--- BEGIN SOURCE DATA ---

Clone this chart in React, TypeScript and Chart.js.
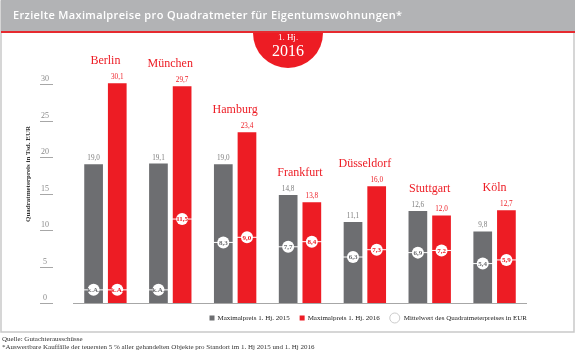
import React, { useEffect, useRef } from "react";
import { Chart, registerables } from "chart.js";

Chart.register(...registerables);

const cities = ["Berlin", "München", "Hamburg", "Frankfurt", "Düsseldorf", "Stuttgart", "Köln"];
const max2015: number[] = [19.0, 19.1, 19.0, 14.8, 11.1, 12.6, 9.8];
const max2016: number[] = [30.1, 29.7, 23.4, 13.8, 16.0, 12.0, 12.7];
const mean2015: (number | null)[] = [null, null, 8.3, 7.7, 6.3, 6.9, 5.4];
const mean2016: (number | null)[] = [null, 11.5, 9.0, 8.4, 7.3, 7.2, 5.9];
const yTicks: number[] = [0, 5, 10, 15, 20, 25, 30];
const seriesLabels = ["Maximalpreis 1. Hj. 2015", "Maximalpreis 1. Hj. 2016"];
const meanLabel = "Mittelwert des Quadratmeterpreises in EUR";
const naLabel = "k.A.";
const naValue = 1.8;
const titleText = "Erzielte Maximalpreise pro Quadratmeter für Eigentumswohnungen*";
const yTitle = "Quadratmeterpreis in Tsd. EUR";
const badgeTop = "1. Hj.";
const badgeYear = "2016";
const footer1 = "Quelle: Gutachterausschüsse";
const footer2 = "*Auswertbare Kauffälle der teuersten 5 % aller gehandelten Objekte pro Standort im 1. Hj 2015 und 1. Hj 2016";

const GREY = "#6d6e71";
const RED = "#ed1c24";
const SERIF = "'Liberation Serif', 'DejaVu Serif', serif";
const SANS = "'Open Sans', 'DejaVu Sans', sans-serif";

const fmt = (v: number) => v.toFixed(1).replace(".", ",");

const decorPlugin = {
  id: "decor",
  beforeDraw(chart: any) {
    const ctx = chart.ctx;
    const W = chart.width;
    ctx.save();
    ctx.fillStyle = "#ffffff";
    ctx.fillRect(0, 0, W, chart.height);
    // frame
    ctx.strokeStyle = "#c9c9c9";
    ctx.lineWidth = 1.5;
    ctx.strokeRect(1, 1, 573, 331);
    // badge
    const bx = 288;
    ctx.fillStyle = RED;
    ctx.beginPath();
    ctx.arc(bx, 33, 35, 0, Math.PI * 2);
    ctx.fill();
    // header band
    ctx.fillStyle = "#b2b3b5";
    ctx.fillRect(1, 0, 574, 31);
    ctx.fillStyle = "#e62a2f";
    ctx.fillRect(1, 31, 574, 2);
    ctx.fillStyle = "#ffffff";
    ctx.font = `600 11px ${SANS}`;
    ctx.textBaseline = "middle";
    ctx.textAlign = "left";
    try { (ctx as any).letterSpacing = "0.35px"; } catch (e) {}
    ctx.fillText(titleText, 13, 16);
    try { (ctx as any).letterSpacing = "0px"; } catch (e) {}
    // badge text
    ctx.textAlign = "center";
    ctx.font = `9px ${SERIF}`;
    ctx.fillText(badgeTop, bx, 38);
    ctx.font = `16px ${SERIF}`;
    ctx.fillText(badgeYear, bx, 52);
    ctx.restore();
  },
  afterDatasetsDraw(chart: any) {
    const ctx = chart.ctx;
    const y = chart.scales.y;
    const area = chart.chartArea;
    ctx.save();
    // baseline
    ctx.strokeStyle = "#a7a7a7";
    ctx.lineWidth = 1;
    ctx.beginPath();
    ctx.moveTo(area.left, Math.round(y.getPixelForValue(0)) + 0.5);
    ctx.lineTo(area.right, Math.round(y.getPixelForValue(0)) + 0.5);
    ctx.stroke();
    // y ticks
    ctx.font = `8px ${SERIF}`;
    ctx.textAlign = "center";
    ctx.textBaseline = "alphabetic";
    yTicks.forEach((t) => {
      const py = Math.round(y.getPixelForValue(t)) + 0.5;
      ctx.strokeStyle = "#a7a7a7";
      ctx.beginPath();
      ctx.moveTo(40, py);
      ctx.lineTo(53, py);
      ctx.stroke();
      ctx.fillStyle = "#8a8a8a";
      ctx.fillText(String(t), 45, py - 4);
    });
    // y title
    ctx.save();
    ctx.translate(28.5, 174);
    ctx.rotate(-Math.PI / 2);
    ctx.font = `bold 7px ${SERIF}`;
    ctx.fillStyle = "#333333";
    ctx.textBaseline = "middle";
    ctx.textAlign = "center";
    ctx.fillText(yTitle, 0, 0);
    ctx.restore();

    const m0 = chart.getDatasetMeta(0);
    const m1 = chart.getDatasetMeta(1);
    const means = [mean2015, mean2016];
    const colors = [GREY, RED];
    const valColors = ["#7d7d7d", RED];
    [m0, m1].forEach((meta: any, di: number) => {
      meta.data.forEach((bar: any, i: number) => {
        const v = chart.data.datasets[di].data[i];
        // value label
        ctx.font = `7.2px ${SERIF}`;
        ctx.fillStyle = valColors[di];
        ctx.textAlign = "center";
        ctx.textBaseline = "alphabetic";
        ctx.fillText(fmt(v), bar.x, bar.y - 4);
        // mean marker
        const mv = means[di][i];
        const py = y.getPixelForValue(mv == null ? naValue : mv);
        const half = bar.width / 2;
        ctx.strokeStyle = "#ffffff";
        ctx.lineWidth = 1;
        ctx.beginPath();
        ctx.moveTo(bar.x - half - 2, py);
        ctx.lineTo(bar.x + half + 2, py);
        ctx.stroke();
        ctx.fillStyle = "#ffffff";
        ctx.beginPath();
        ctx.arc(bar.x, py, 6, 0, Math.PI * 2);
        ctx.fill();
        ctx.fillStyle = colors[di];
        ctx.font = `bold 7px ${SERIF}`;
        ctx.textBaseline = "middle";
        ctx.fillText(mv == null ? naLabel : fmt(mv), bar.x, py + 0.5);
      });
    });
    // city labels
    ctx.font = `12px ${SERIF}`;
    ctx.fillStyle = RED;
    ctx.textAlign = "center";
    ctx.textBaseline = "middle";
    cities.forEach((c, i) => {
      const b0 = m0.data[i];
      const b1 = m1.data[i];
      const top = Math.min(b0.y, b1.y);
      ctx.fillText(c, (b0.x + b1.x) / 2, top - 22);
    });
    ctx.restore();
  },
  afterDraw(chart: any) {
    const ctx = chart.ctx;
    ctx.save();
    // legend, right-aligned to chart area
    ctx.font = `7px ${SERIF}`;
    ctx.textBaseline = "middle";
    ctx.textAlign = "left";
    const ly = 318;
    let x = chart.chartArea.right;
    const items = [
      { label: seriesLabels[0], kind: "sq", color: GREY },
      { label: seriesLabels[1], kind: "sq", color: RED },
      { label: meanLabel, kind: "circ", color: "#cccccc" },
    ];
    const widths = items.map((it) => ctx.measureText(it.label).width);
    const gapItem = 10;
    let total = 0;
    items.forEach((it, i) => {
      total += (it.kind === "circ" ? 14 : 8) + widths[i];
      if (i < items.length - 1) total += gapItem;
    });
    x = x - total;
    items.forEach((it, i) => {
      if (it.kind === "sq") {
        ctx.fillStyle = it.color;
        ctx.fillRect(x, ly - 2.5, 5, 5);
        x += 8;
      } else {
        ctx.strokeStyle = it.color;
        ctx.lineWidth = 1;
        ctx.fillStyle = "#ffffff";
        ctx.beginPath();
        ctx.arc(x + 5, ly, 5, 0, Math.PI * 2);
        ctx.fill();
        ctx.stroke();
        x += 14;
      }
      ctx.fillStyle = "#222222";
      ctx.fillText(it.label, x, ly + 0.5);
      x += widths[i] + gapItem;
    });
    // footer
    ctx.fillStyle = "#333333";
    ctx.font = `7px ${SERIF}`;
    ctx.fillText(footer1, 2, 339);
    ctx.fillText(footer2, 2, 347);
    ctx.restore();
  },
};

export default function App() {
  const ref = useRef<HTMLCanvasElement | null>(null);
  useEffect(() => {
    if (!ref.current) return;
    const chart = new Chart(ref.current, {
      type: "bar",
      data: {
        labels: cities,
        datasets: [
          { label: seriesLabels[0], data: max2015, backgroundColor: GREY },
          { label: seriesLabels[1], data: max2016, backgroundColor: RED },
        ],
      },
      options: {
        responsive: false,
        animation: false,
        devicePixelRatio: 1,
        layout: { padding: { left: 73, right: 49, top: 47.5, bottom: 48 } },
        datasets: { bar: { categoryPercentage: 0.73, barPercentage: 0.79 } },
        scales: {
          x: { display: false },
          y: { display: false, min: 0, max: 35 },
        },
        plugins: { legend: { display: false }, tooltip: { enabled: false } },
      },
      plugins: [decorPlugin],
    } as any);
    return () => chart.destroy();
  }, []);
  return (
    <div style={{ position: "fixed", left: 0, top: 0, width: 576, height: 351, background: "#fff" }}>
      <canvas ref={ref} width={576} height={351} style={{ display: "block" }} />
    </div>
  );
}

--- END SOURCE DATA ---

Only lines that contain the word "React" are wanted; copy each of them.

■ **WORKED SOLUTION**
Clone this chart in React, TypeScript and Chart.js.
import React, { useEffect, useRef } from "react";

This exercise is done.